Impressiona nesta parábola o pormenor narrativo de Jesus quando nos diz: «o samaritano chegou perto dele, olhou para ele e moveu-se de compaixão. Aproximou-se dele e tratou-lhe as feridas derramando nelas óleo (que acalma a dor) e o vinho (que serve para desinfetar).» O outro o necessitado tem um corpo que tem que ser tocado e tratado. As suas feridas e as suas chagas interpelam-me e são como que um sinal das chagas de Jesus na Cruz. O corpo na sua materialidade sofrida é verdadeiro sacramento de Deus que requer que nos aproximemos, nos abaixemos e o tomemos com as nossas próprias mãos. Só deste modo físico e corpóreo a relação com o próximo fica completa, a verdadeira caridade acontece e a comunhão com Deus desabrocha. O «próximo» requer a nossa «proximidade» de corpo e alma e a comunhão entre os corpos. Não tenhamos medo de tocar e de ser tocados, de curar e de ser curados, de amparar e de ser amparados, de ajudar e de ser ajudados. Naquele tocar e cuidar sacramental o Samaritano não trata apenas do corpo de um pobre homem espancado pelo pecado humano, mas trata também de todos os corpos que são vítimas de violência. O seu corpo sofrido lembra os corpos sofridos do nosso tempo que hoje são cuidados no chão dos hospitais em Gaza porque tudo o resto foi destruído.

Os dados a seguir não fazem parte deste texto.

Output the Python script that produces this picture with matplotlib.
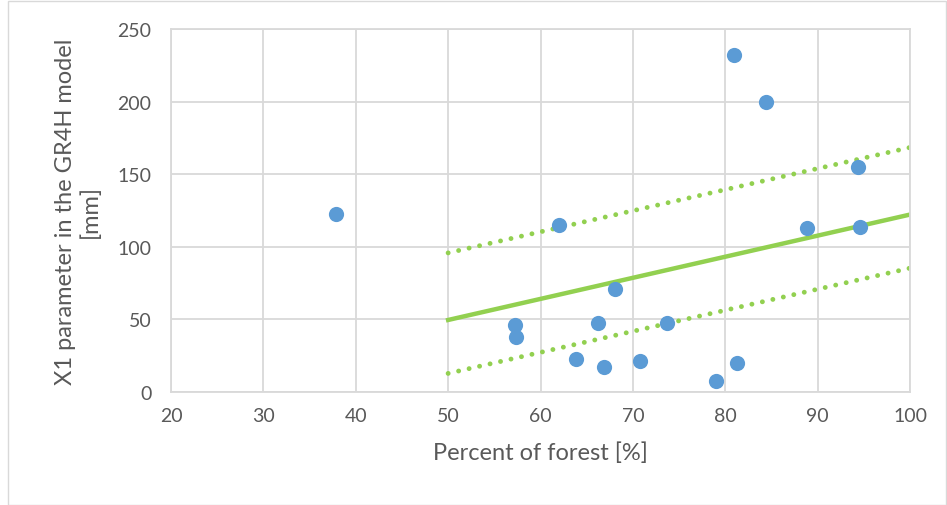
import matplotlib
matplotlib.use("Agg")
from matplotlib import pyplot as plt
from matplotlib.patches import Rectangle
import numpy as np

# forest share [%] and X1 parameter [mm] per catchment
forest = [37.9, 62.0, 80.9, 84.4, 94.4, 88.9, 94.6, 68.1, 57.2, 57.3,
          66.2, 73.7, 63.8, 66.9, 70.8, 79.0, 81.3]
x1 = [122.6, 115, 232, 200, 155, 113, 113.5, 71, 46, 38,
      47.5, 47.5, 22.5, 17, 21.5, 7.5, 20]

# trend line and its band, given at the ends 50 and 100
line_x = [50, 100]
trend_y = [49.6, 122.2]
upper_y = [95.8, 168.4]
lower_y = [12.8, 85.3]

x_ticks = [20, 30, 40, 50, 60, 70, 80, 90, 100]
y_ticks = [0, 50, 100, 150, 200, 250]

plt.rcParams['font.family'] = ['Lato', 'DejaVu Sans']
grey = '#595959'
grid = '#d9d9d9'
green = '#92D050'

fig = plt.figure(figsize=(9.47, 5.06), dpi=100)
ax = fig.add_axes([171/947, 1 - 393/506, (910 - 171)/947, (393 - 30)/506])

ax.set_xlim(20, 100)
ax.set_ylim(0, 250)
ax.set_xticks(x_ticks)
ax.set_yticks(y_ticks)
ax.grid(True, color=grid, linewidth=1.3)
ax.set_axisbelow(True)
for s in ax.spines.values():
	s.set_color(grid)
	s.set_linewidth(1.3)
ax.tick_params(length=0, colors=grey, labelsize=14)
ax.tick_params(axis='x', pad=11)
ax.tick_params(axis='y', pad=14)

# round dots for the band lines
dots = (0, (0.01, 2.2))
ax.plot(line_x, upper_y, color=green, linewidth=3.5, linestyle=dots,
	dash_capstyle='round', zorder=2)
ax.plot(line_x, lower_y, color=green, linewidth=3.5, linestyle=dots,
	dash_capstyle='round', zorder=2)
ax.plot(line_x, trend_y, color=green, linewidth=3.2, zorder=2)
ax.scatter(forest, x1, s=120, color='#5B9BD5', zorder=3, linewidths=0)

ax.set_xlabel('Percent of forest [%]', color=grey, fontsize=17, labelpad=12)
ax.set_ylabel('X1 parameter in the GR4H model\n[mm]', color=grey, fontsize=17,
	labelpad=12, linespacing=1.2)

fig.patches.append(Rectangle((8/947, 0), 938/947, 1 - 2/506, transform=fig.transFigure,
	fill=False, edgecolor='#d9d9d9', linewidth=1))

fig.savefig('out.png', dpi=100)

O texto bíblico da parábola termina com um mandamento: «Vai e faz da mesma maneira». Melhor do que fazer sozinho é procurar fazer juntos. Num mundo tão necessitado e no contexto desta Semana pela Unidade o que nos é pedido é que façamos juntos o que juntos podemos fazer. E isso é muito e é imenso. Fazer no campo da caridade mas também no campo da justiça dado que não há caridade verdadeira sem justiça. Hoje aqui juntos estamos a amar a Deus e que amanhã também juntos possamos amar o próximo. Ámen.